Endings & losses are the commonest first sign that people are in transition. Signaled by one of several experiences:
- a sudden and unexpected event that destroys the old life that made you feel like yourself
- the "drying up" of a situation or a relationship that once felt vial & alive
- an activity that has always gone well before, suddenly & unexpectedly goes badly
- a person or an organization that you have always trusted proves to be untrustworthy and your whole sense of reality comes apart
- an inexplicable or unforeseen problem crops up, at the worst possible moment, to disrupt the ordinary functioning of your life
The irony is that people naturally view such events or situations as disasters to be averted, as problems to be solved, or as mistakes to be corrected. But since they are really signals that the transition process has commenced, making them go away is no more than turning off the alarm clock that woke you up.
Whatever it's details, an outer loss is best understood as a surrogate for some inner relinquishment that must be made, but one that is difficult to describe.

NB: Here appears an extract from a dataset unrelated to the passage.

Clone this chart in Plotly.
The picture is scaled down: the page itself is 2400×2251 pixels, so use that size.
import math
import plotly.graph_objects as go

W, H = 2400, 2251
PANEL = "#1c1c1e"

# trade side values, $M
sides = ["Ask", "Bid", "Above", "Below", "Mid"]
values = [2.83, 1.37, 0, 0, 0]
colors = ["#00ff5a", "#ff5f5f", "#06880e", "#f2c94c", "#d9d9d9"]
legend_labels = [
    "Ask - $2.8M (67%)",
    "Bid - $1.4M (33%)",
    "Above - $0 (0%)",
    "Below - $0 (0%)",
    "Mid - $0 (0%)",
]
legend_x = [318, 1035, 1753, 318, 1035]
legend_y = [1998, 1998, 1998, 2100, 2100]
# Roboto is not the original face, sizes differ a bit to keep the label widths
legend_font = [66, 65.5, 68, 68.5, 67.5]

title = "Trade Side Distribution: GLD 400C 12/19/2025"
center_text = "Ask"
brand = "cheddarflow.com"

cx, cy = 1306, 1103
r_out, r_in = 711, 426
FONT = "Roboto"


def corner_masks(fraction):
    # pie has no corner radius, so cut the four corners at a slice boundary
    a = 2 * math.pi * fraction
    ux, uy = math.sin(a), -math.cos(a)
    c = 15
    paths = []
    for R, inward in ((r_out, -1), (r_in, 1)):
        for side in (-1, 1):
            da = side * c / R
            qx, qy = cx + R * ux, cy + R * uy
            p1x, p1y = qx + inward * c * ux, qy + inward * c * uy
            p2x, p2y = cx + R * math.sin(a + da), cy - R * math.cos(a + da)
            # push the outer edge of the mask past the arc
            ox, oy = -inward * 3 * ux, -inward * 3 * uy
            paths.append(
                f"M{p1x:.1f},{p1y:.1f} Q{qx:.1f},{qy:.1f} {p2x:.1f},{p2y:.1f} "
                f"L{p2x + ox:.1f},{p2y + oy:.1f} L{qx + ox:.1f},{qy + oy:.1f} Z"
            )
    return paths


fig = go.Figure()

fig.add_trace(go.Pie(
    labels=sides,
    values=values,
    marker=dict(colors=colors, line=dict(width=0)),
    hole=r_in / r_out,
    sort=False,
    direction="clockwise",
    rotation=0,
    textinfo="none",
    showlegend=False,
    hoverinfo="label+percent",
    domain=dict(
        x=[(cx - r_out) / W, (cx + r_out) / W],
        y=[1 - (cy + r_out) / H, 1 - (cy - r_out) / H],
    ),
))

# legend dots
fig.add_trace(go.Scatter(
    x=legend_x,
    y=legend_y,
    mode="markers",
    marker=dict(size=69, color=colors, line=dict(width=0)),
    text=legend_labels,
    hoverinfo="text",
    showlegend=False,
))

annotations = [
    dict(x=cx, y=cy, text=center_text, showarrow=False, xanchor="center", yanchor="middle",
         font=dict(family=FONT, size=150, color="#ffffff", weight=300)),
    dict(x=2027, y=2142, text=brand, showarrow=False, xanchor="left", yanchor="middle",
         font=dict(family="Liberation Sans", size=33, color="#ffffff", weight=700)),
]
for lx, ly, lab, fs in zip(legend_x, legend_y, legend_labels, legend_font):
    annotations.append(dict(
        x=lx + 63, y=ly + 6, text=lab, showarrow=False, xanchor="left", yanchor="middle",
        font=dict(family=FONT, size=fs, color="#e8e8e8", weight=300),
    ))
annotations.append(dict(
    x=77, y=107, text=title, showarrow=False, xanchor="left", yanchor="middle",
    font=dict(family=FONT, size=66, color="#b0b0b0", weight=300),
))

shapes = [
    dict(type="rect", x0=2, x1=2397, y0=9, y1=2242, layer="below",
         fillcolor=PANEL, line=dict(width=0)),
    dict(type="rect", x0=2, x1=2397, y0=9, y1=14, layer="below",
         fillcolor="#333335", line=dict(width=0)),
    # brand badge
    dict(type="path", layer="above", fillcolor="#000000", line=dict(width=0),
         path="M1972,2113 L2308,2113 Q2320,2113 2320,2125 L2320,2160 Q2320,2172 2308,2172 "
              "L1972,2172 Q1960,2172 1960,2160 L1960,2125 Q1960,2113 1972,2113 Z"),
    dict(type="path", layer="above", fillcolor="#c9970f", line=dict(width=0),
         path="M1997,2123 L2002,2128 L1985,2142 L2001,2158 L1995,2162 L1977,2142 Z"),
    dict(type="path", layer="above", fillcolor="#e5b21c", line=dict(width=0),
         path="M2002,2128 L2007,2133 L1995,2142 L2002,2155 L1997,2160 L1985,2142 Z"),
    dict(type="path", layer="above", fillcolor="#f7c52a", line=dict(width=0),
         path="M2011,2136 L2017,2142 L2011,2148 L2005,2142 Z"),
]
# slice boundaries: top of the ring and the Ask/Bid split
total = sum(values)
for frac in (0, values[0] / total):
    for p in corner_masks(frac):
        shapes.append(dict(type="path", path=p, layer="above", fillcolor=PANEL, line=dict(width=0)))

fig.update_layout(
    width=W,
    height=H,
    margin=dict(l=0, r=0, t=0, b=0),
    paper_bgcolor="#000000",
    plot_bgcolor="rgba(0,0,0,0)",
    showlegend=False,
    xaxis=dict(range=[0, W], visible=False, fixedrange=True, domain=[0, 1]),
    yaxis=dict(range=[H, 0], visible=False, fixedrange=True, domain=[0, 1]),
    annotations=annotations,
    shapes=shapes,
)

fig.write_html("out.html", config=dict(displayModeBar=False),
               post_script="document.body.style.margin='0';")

What it is time to let go of is not so much the relationship or the job itself, but rather the hopes, fears, dreams and beliefs we have attached to them. If you only let go of the job or the relationship, you'll just find another one & attach the same hopes, fears, dreams & beliefs to it. And, on the other hand, you may find that you can let go of those inner attitudes without actually terminating the outer situation.

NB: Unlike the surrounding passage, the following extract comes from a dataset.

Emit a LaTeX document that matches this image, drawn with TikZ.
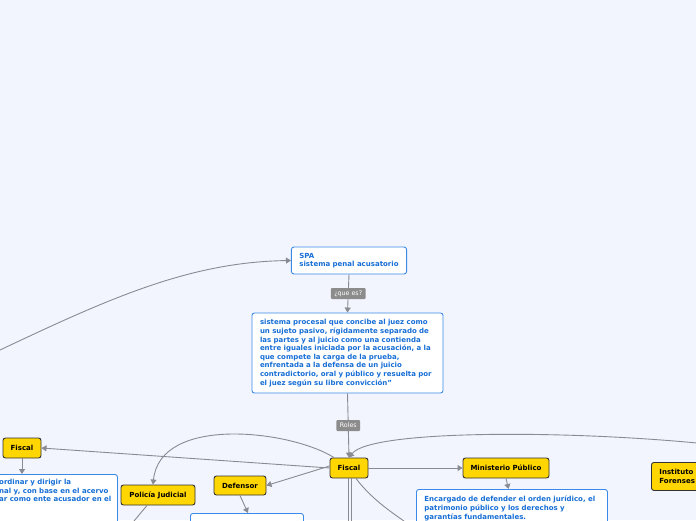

Since a loss is best seen as the cue that it is time to let go of the inner thing, one of the first things a person in transition needs to ask is: "What is it time for me to let go of?" The danger is that the person will fail to grasp the inner message & conclude that the outer message is the whole story. I myself had done that by believing that "moving to the country" and "finding a new career" were ends in themselves. Fortunately, my struggle took my long enough so that I had time to discover that what I had to let go of had far less to do with vocational activity & geography than with the programming that had carried me through the first 40 years of my life.

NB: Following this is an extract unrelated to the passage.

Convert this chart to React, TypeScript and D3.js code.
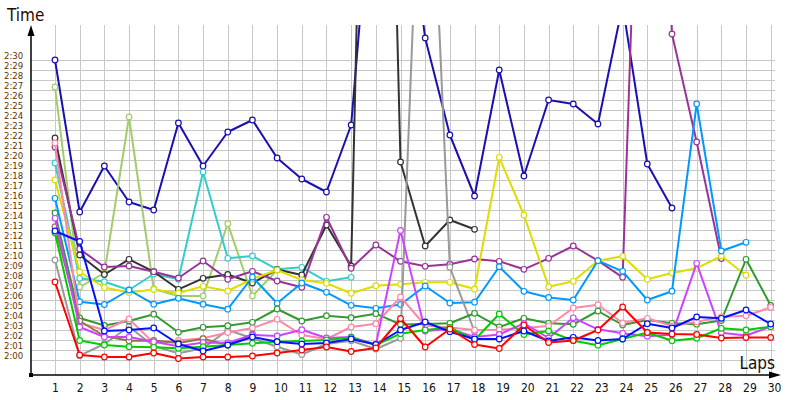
import React from "react";
import * as d3 from "d3";

const laps: number[] = [1,2,3,4,5,6,7,8,9,10,11,12,13,14,15,16,17,18,19,20,21,22,23,24,25,26,27,28,29,30];
const yTicks: number[] = [120,121,122,123,124,125,126,127,128,129,130,131,132,133,134,135,136,137,138,139,140,141,142,143,144,145,146,147,148,149,150];
const yTickLabels: string[] = yTicks.map(s => `${Math.floor(s / 60)}:${String(s % 60).padStart(2, "0")}`);

type V = number | null;
const navy: V[] = [150.0,134.8,139.4,135.8,135.0,143.7,139.4,142.8,144.0,140.2,138.1,136.8,143.5,173,171,152.2,142.5,136.4,149.0,138.4,146.0,145.6,143.6,155.5,139.6,135.2,null,null,null,null];
const red: V[] = [127.8,120.5,120.3,120.3,120.7,120.15,120.3,120.3,120.4,120.7,121.0,121.3,120.85,121.2,124.15,121.3,123.1,121.55,121.15,123.5,121.75,121.95,123.0,125.3,122.75,122.6,122.55,122.2,122.25,122.25];
const blue: V[] = [132.9,131.85,122.9,123.0,123.2,121.6,120.9,121.5,122.3,121.83,121.6,121.7,122.1,121.55,123.0,123.8,122.83,122.1,122.1,122.9,121.9,122.27,121.95,122.1,123.63,123.2,124.3,124.17,125.0,123.6];
const green: V[] = [132.7,121.95,121.5,121.33,121.27,121.17,121.33,121.5,121.67,121.83,121.9,122.0,122.25,121.5,122.63,123.0,123.25,122.0,124.6,122.55,122.9,121.93,121.48,122.1,122.75,121.93,122.17,123.17,123.0,123.33];
const darkGreen: V[] = [134.7,124.2,123.45,123.9,124.58,122.77,123.27,123.43,123.77,125.1,123.9,124.43,124.23,124.63,123.55,123.6,123.67,124.67,123.3,124.17,123.67,123.57,124.9,123.5,124.0,123.67,123.58,123.95,130.07,125.45];
const pink: V[] = [141.7,123.7,123.0,124.1,121.7,121.95,122.17,122.75,123.2,124.07,122.5,122.1,123.3,123.63,126.3,123.45,123.25,123.0,123.03,123.2,123.4,125.2,125.53,123.7,124.17,123.4,123.83,124.3,124.42,125.27];
const violet: V[] = [134.17,123.3,122.3,122.3,121.83,121.37,121.75,121.73,122.5,122.4,123.03,122.2,122.3,121.55,132.95,122.9,123.1,122.3,122.55,123.67,122.2,124.22,123.07,122.67,122.38,122.53,129.67,122.73,122.45,123.33];
const olive: V[] = [133.33,123.9,122.4,121.92,121.95,121.7,122.13,121.5,122.6,null,null,null,null,null,null,null,null,null,null,null,null,null,null,null,null,null,null,null,null,null];
const yellow: V[] = [138.0,128.8,127.25,126.75,127.05,126.7,127.37,126.9,128.1,129.0,128.0,127.67,126.67,127.43,127.57,127.77,127.77,127.1,140.27,134.5,127.33,127.87,129.93,130.37,128.07,128.7,129.17,130.4,128.48,null];
const lightBlue: V[] = [136.17,125.83,125.55,127.0,125.58,126.17,125.58,125.08,128.3,125.67,127.7,126.77,125.47,125.17,125.55,127.4,125.7,125.78,129.33,126.87,126.25,126.0,129.93,128.87,126.0,126.88,145.6,130.9,131.77,null];
const cyan: V[] = [139.7,128.17,127.83,127.0,128.6,128.07,138.8,130.17,130.4,129.07,129.27,127.87,128.27,null,null,null,null,null,null,null,null,null,null,null,null,null,null,null,null,null];
const purple: V[] = [141.3,131.1,129.3,129.4,128.83,128.2,129.9,128.07,128.87,127.9,127.27,134.27,129.17,131.5,129.87,129.37,129.58,130.1,129.87,129.07,130.17,131.4,129.93,128.27,200.8,152.6,141.8,130.15,null,null];
const darkGray: V[] = [142.2,130.5,128.55,130.07,128.83,127.07,128.17,128.55,127.7,129.05,128.5,133.5,129.4,238,139.8,131.4,134.0,133.07,null,null,null,null,null,null,null,null,null,null,null,null];
const lightGreen: V[] = [147.3,127.3,128.7,144.3,127.1,126.4,126.4,133.63,126.4,129.0,null,null,null,null,null,null,null,null,null,null,null,null,null,null,null,null,null,null,null,null];
const gray: V[] = [130.0,120.43,121.6,123.33,121.4,120.67,121.17,123.0,122.17,121.33,120.55,121.6,121.93,121.1,122.17,185,129.27,122.85,null,null,null,null,null,null,null,null,null,null,null,null];

const seriesList: { name: string; color: string; values: V[] }[] = [
  { name: "navy", color: "#1a10b0", values: navy },
  { name: "lightGreen", color: "#a3cc6a", values: lightGreen },
  { name: "cyan", color: "#33cccc", values: cyan },
  { name: "darkGray", color: "#333333", values: darkGray },
  { name: "purple", color: "#993399", values: purple },
  { name: "yellow", color: "#dddd00", values: yellow },
  { name: "lightBlue", color: "#0099ff", values: lightBlue },
  { name: "gray", color: "#999999", values: gray },
  { name: "darkGreen", color: "#339933", values: darkGreen },
  { name: "pink", color: "#ff88aa", values: pink },
  { name: "olive", color: "#8a7a3c", values: olive },
  { name: "violet", color: "#cc44ff", values: violet },
  { name: "green", color: "#00cc00", values: green },
  { name: "blue", color: "#0011ff", values: blue },
  { name: "red", color: "#ff0000", values: red },
];

const W = 800, H = 400;
const axisX = 31, axisY = 375, plotTop = 25, plotRight = 781;

export default function App() {
  const x = d3.scaleLinear().domain([1, 30]).range([55, 770.7]);
  const y = d3.scaleLinear().domain([120, 150]).range([360, 60]);
  const line = d3.line<V>()
    .defined(d => d != null)
    .x((_, i) => x(laps[i]))
    .y(d => y(d as number));

  const font = "Tahoma, 'DejaVu Sans Condensed', 'Liberation Sans', sans-serif";

  return (
    <svg width={W} height={H} style={{ position: "fixed", left: 0, top: 0, background: "#fff" }}>
      <defs>
        <clipPath id="plot">
          <rect x={axisX} y={plotTop} width={plotRight - axisX} height={axisY - plotTop} />
        </clipPath>
      </defs>
      {/* grid */}
      <g stroke="#c8c8c8" strokeWidth={1}>
        {yTicks.map(t => (
          <line key={"h" + t} x1={axisX} x2={775} y1={y(t) + 0.5} y2={y(t) + 0.5} />
        ))}
        {laps.map(l => (
          <line key={"v" + l} x1={Math.round(x(l)) + 0.5} x2={Math.round(x(l)) + 0.5} y1={plotTop} y2={axisY} />
        ))}
      </g>
      {/* y labels */}
      <g fontFamily={font} fontSize={9.5} fill="#5a3408">
        {yTicks.map((t, i) => (
          <text key={"yl" + t} x={4} y={y(t) - 1.5}>{yTickLabels[i]}</text>
        ))}
      </g>
      {/* x labels */}
      <g fontFamily={font} fontSize={12} fill="#111">
        {laps.map(l => (
          <text key={"xl" + l} x={x(l) - 3} y={392}>{l}</text>
        ))}
      </g>
      {/* series */}
      <g clipPath="url(#plot)">
        {seriesList.map(s => (
          <g key={s.name}>
            <path d={line(s.values) || ""} fill="none" stroke={s.color} strokeWidth={2} strokeLinejoin="round" />
            {s.values.map((v, i) => v == null ? null : (
              <circle key={i} cx={x(laps[i])} cy={y(v)} r={2.8} fill="#fff" stroke={s.color} strokeWidth={1.2} />
            ))}
          </g>
        ))}
      </g>
      {/* axes */}
      <line x1={axisX} x2={axisX} y1={axisY} y2={plotTop + 8} stroke="#000" strokeWidth={1.5} />
      <path d={`M${axisX},${plotTop} L${axisX - 3.5},${plotTop + 11} L${axisX + 3.5},${plotTop + 11} Z`} fill="#000" />
      <line x1={axisX} x2={plotRight - 8} y1={axisY} y2={axisY} stroke="#000" strokeWidth={1.5} />
      <path d={`M${plotRight},${axisY} L${plotRight - 12},${axisY - 3.5} L${plotRight - 12},${axisY + 3.5} Z`} fill="#000" />
      <rect x={axisX - 2} y={axisY - 2} width={4} height={4} fill="#000" />
      <text x={7} y={21} fontFamily={font} fontSize={17} fill="#2a0a00">Time</text>
      <text x={775} y={369} textAnchor="end" fontFamily={font} fontSize={17} fill="#111">Laps</text>
    </svg>
  );
}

Change can happen at any time, but transition comes along when one chapter of your life is over & another is waiting in the wings to make its entrance. Transition does not require that you reject or deny the importance of your old life, just that you let go of it. Far from rejecting it, you are likely to do better with the ending if you honor the old life for all that it did for you. It got you this far. It brought you everything you have. But now it is time to let go of it. Your old life is over. No matter how much you would like to continue it or rescue it or fix it, it's time to let go.
Whether letting go will be entirely subjective & internal or whether it will lead to further external changes may at first not be clear. Many people leap to the conclusion that "it is over" means that the life situation has to go. They get divorced, walk out of the office, leave the church, abandon education, leave the country. They do these things, even though all that they were being called on to do was to leave the relation that they had to these things. Even when the ending is literal, as it is in death, the most important relinquishment is not of the person but of the life that you shared with that person.
Some people actually utilize external changes to distract them from the harder business of letting go of their subjective realities and identities. They make external changes so they won't have to make transitions. Such people claim that they are always in transition but in fact they are prob never in transition. They are addicted to change, and like any addiction, it is an escape from the real issues raised by their lives.